By GREGORY ZELLER //
With bullets and Second Amendment battles ricocheting around the nation, one Long Island village where gun violence is a too-frequent reality is getting some much-needed reinforcements.
Trumpeting both increased manpower and new technological advances, Gov. Andrew Cuomo appeared in the Village of Hempstead Tuesday to announce short- and long-term strategies for policing in the village, where the gun problem is “not unique,” the governor lamented, “but may be worse” than in some national corners.
Joined by Nassau County Executive Laura Curran, Village of Hempstead Mayor Don Ryan and a cadre of other elected officials, Cuomo outlined a short-term strategy wherein New York State Police and Nassau County Police Department officers will “supplement” Village of Hempstead Police Department patrols, instantly putting more blue on Hempstead’s mean streets.
The multi-department increase, which took effect Friday, is slated to last 30 days but may be extended if successful.
“More Nassau County Police to assist village police,” Cuomo said at Tuesday’s press conference. “New York State police will also provide more personnel and more patrols in the village.
“Short term, there will be more of a police presence,” he added. “And I believe that will be an immediate positive.”
According to a NeighborhoodScout Crime Analysis, Hempstead Village suffers one of the highest violent crime rates in the country, with an average of about six violent crimes per 1,000 residents – and a geographic crime rate of 251 crimes (including violent and property crimes) per square mile, more than six times the New York average.
And in an era of unrestrained gun violence – highlighted by Saturday’s massacres in Texas and Ohio, and an unholy 47 shooting victims racked up this past weekend in separate Chicago incidents – it seems to be only a matter of time until large-scale tragedy strikes the crime-ridden village, according to its mayor.
Noting he’s “Hempstead-born, Hempstead-bred and, when I die, I’ll be Hempstead dead,” Ryan took to the podium Tuesday to express gratitude for the “joint strategy” that will see the village, county and state “work together to make this as safe a community as possible.”
“There are too many guns on the streets,” the mayor added. “Too many shots fired. Too many homicides. And it saddens us.”
Published reports count six shooting homicides in Hempstead Village in 2019, in addition to two other shooting incidents.
Curran, who also saluted the “shared mission” between Albany, Nassau County and the village to beef up public safety, said the supplemental-patrol plan – including participation of the State Police – came together nicely after regional lawmakers reached out to Cuomo’s office.

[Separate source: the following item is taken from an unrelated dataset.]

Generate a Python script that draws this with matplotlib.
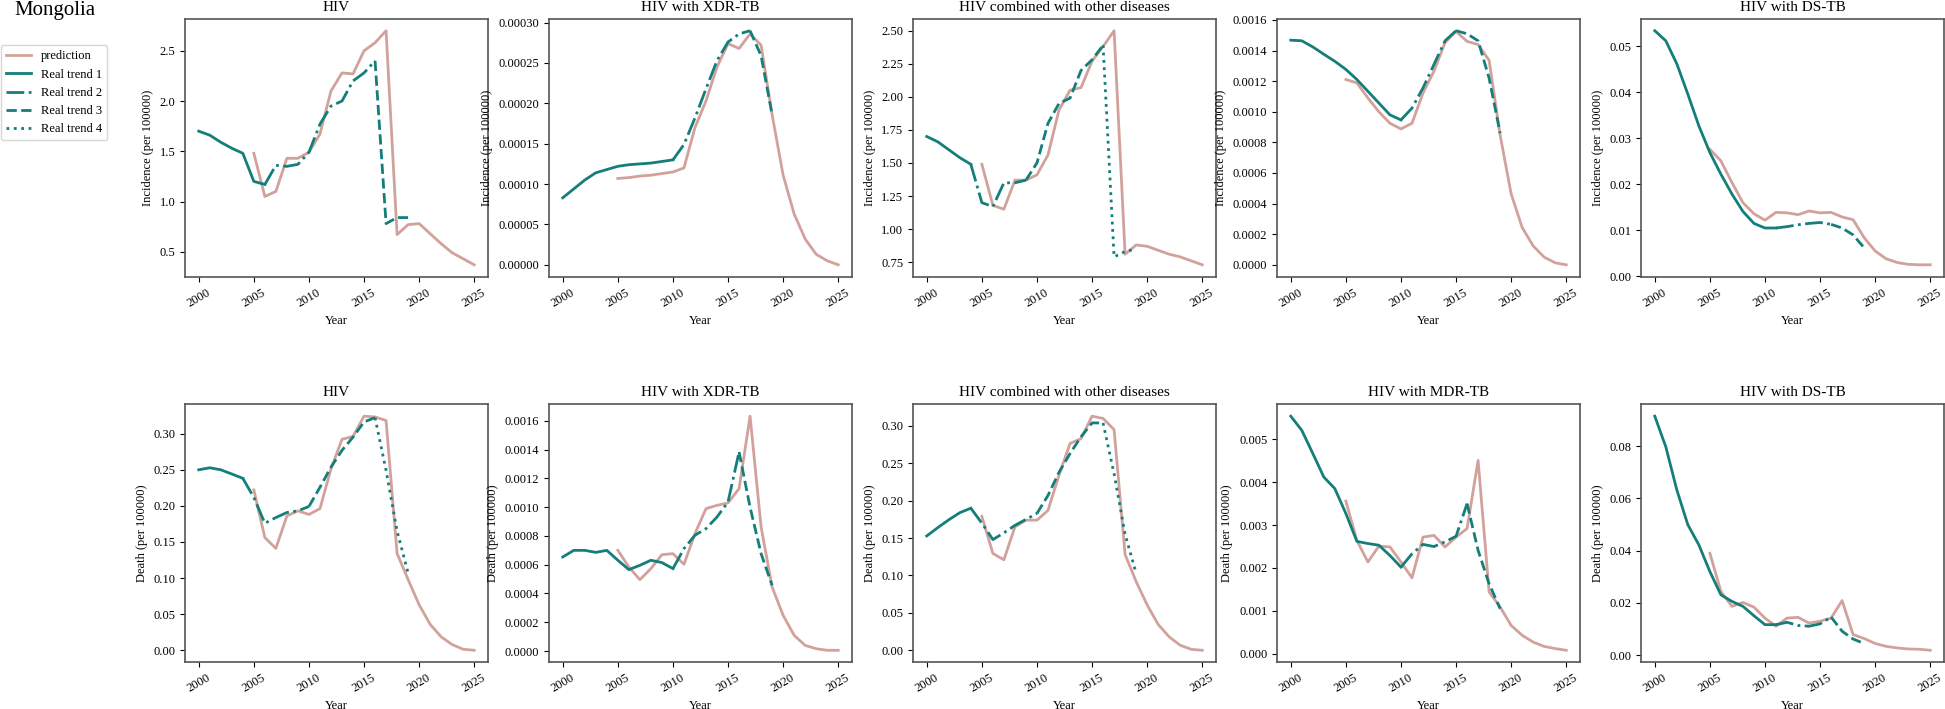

“We asked, and the governor quickly delivered,” the county executive said.
The governor returned Curran’s compliment by calling her a “proactive official” and agreed with Ryan that the primary problem in the village – one of several Long Island neighborhoods where the notorious MS-13 gang has staked a claim – is guns.
“Guns in the hands of people who shouldn’t have guns,” Cuomo said. “Gang violence. And it’s unacceptable.”
Noting that “Job No. 1 for the mayor, for the executive, for the county, for myself, is public safety,” the governor also highlighted the longer-term phases of the new policing plan, including “smarter and more sophisticated” use of technology and coordinated strategy.
“Advancements in the technology of policing are extraordinary,” he said. “The use of license plate-reading machines, the use of social media, it’s all part of a comprehensive strategy.
“The state and the county are working with the village to develop new technology sophistication and new comprehensive training,” Cuomo added. “We will make sure the men and women of law enforcement have the best training available.
“And most importantly, we’ll be doing it together – coordinating resources, coordinating knowledge, coordinating strategies.”
Each of the lawmakers at the podium also took a moment to commend the Village of Hempstead Police Department and other law enforcers who “go out and do a job few of us could do,” according to Cuomo.
“It is frightening and dangerous out there, and they go out every day and do it,” the governor said. “And we should thank them, and God bless them.”